I knew unconditional friendship existed, because my mom had a lifelong best friend with this intensity. But I thought it was impossible to replicate. I certainly never even had the urge before. Also I feel, without the philosophical scaffolding of my long term, let’s say romantic relationship, this kind of friendship would have been killed in its infancy. Because without any doubt, this new friend takes up more time and causes stronger emotions, curiosity and reactions. It is love, I have to reiterate the word and also acknowledge that love and friendship blend seamlessly. The best friend’s presence makes your life just markedly better and their prolonged absence is a catastrophic event. If you can imagine spending all of your time with them and the thought that for whatever reason this might not happen feels like seeing the last sunset, you love. I feel both, and I’d like to think, for the same reasons.

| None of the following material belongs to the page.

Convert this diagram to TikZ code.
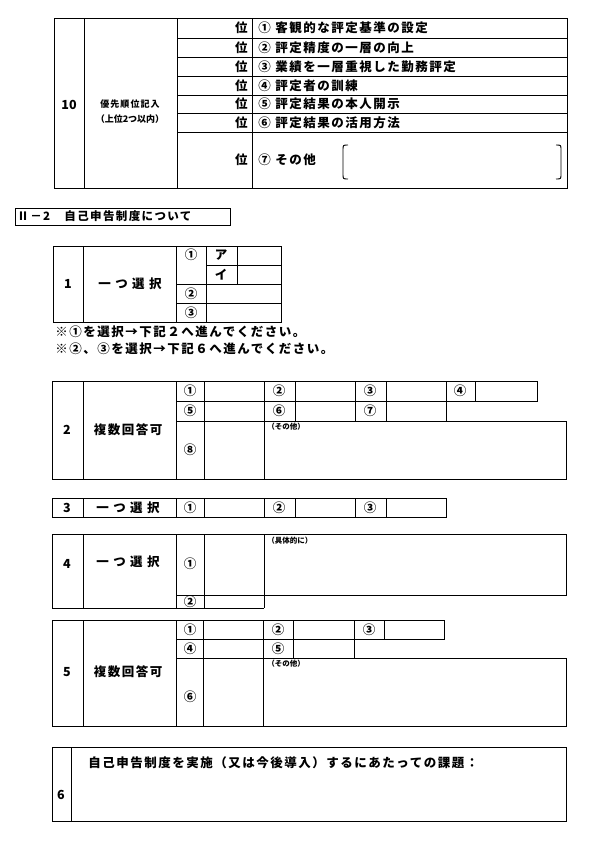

Now, there is the typical topos of drama, where lovers cannot get together because of societal constraints. Generally constraints on the side of the woman, who was basically treated as damaged goods when entering a relationship she hasn’t been destined for by the people of her life, because for men there was always some grey zone, where you could basically do whatever, outside of morality.
Needless to say, in most of the world this topos shouldn’t be interesting anymore. But from what I hear it is and might be in far above 50% of it. And even for the rest, people are guided by what they think is right, what they think people think, by the outside observer, which incidentally they love to be for their peers. Maybe now more than ever,
society is again guided by unnuanced judgement of the masses.
The plot might be less dramatic but how often have you seen something like this: should I hang out with friends or have kids? Should I have a serious relationship, or short, fun ones? Should I settle down, become an adult? Should I stay in a boring, safe job or try something risky on my own? Judgement based on misconceptions and wasted possibilities. How you love is just one aspect but really this is about freedom society still does not grant easily. People love to judge, fear to do and blame others by being unfair. In absence of the outside observer, things are really simple. You evaluate your situation, put ourself in a place where your actions impact only yourself, where the impact you have on others is openly discussed and then you act, justified by the consent of all concerned people.
Forget about social media or AI as measures of development. The day people can openly articulate intent, negotiate and adapt freely, is the day we will have taken a step in the right direction.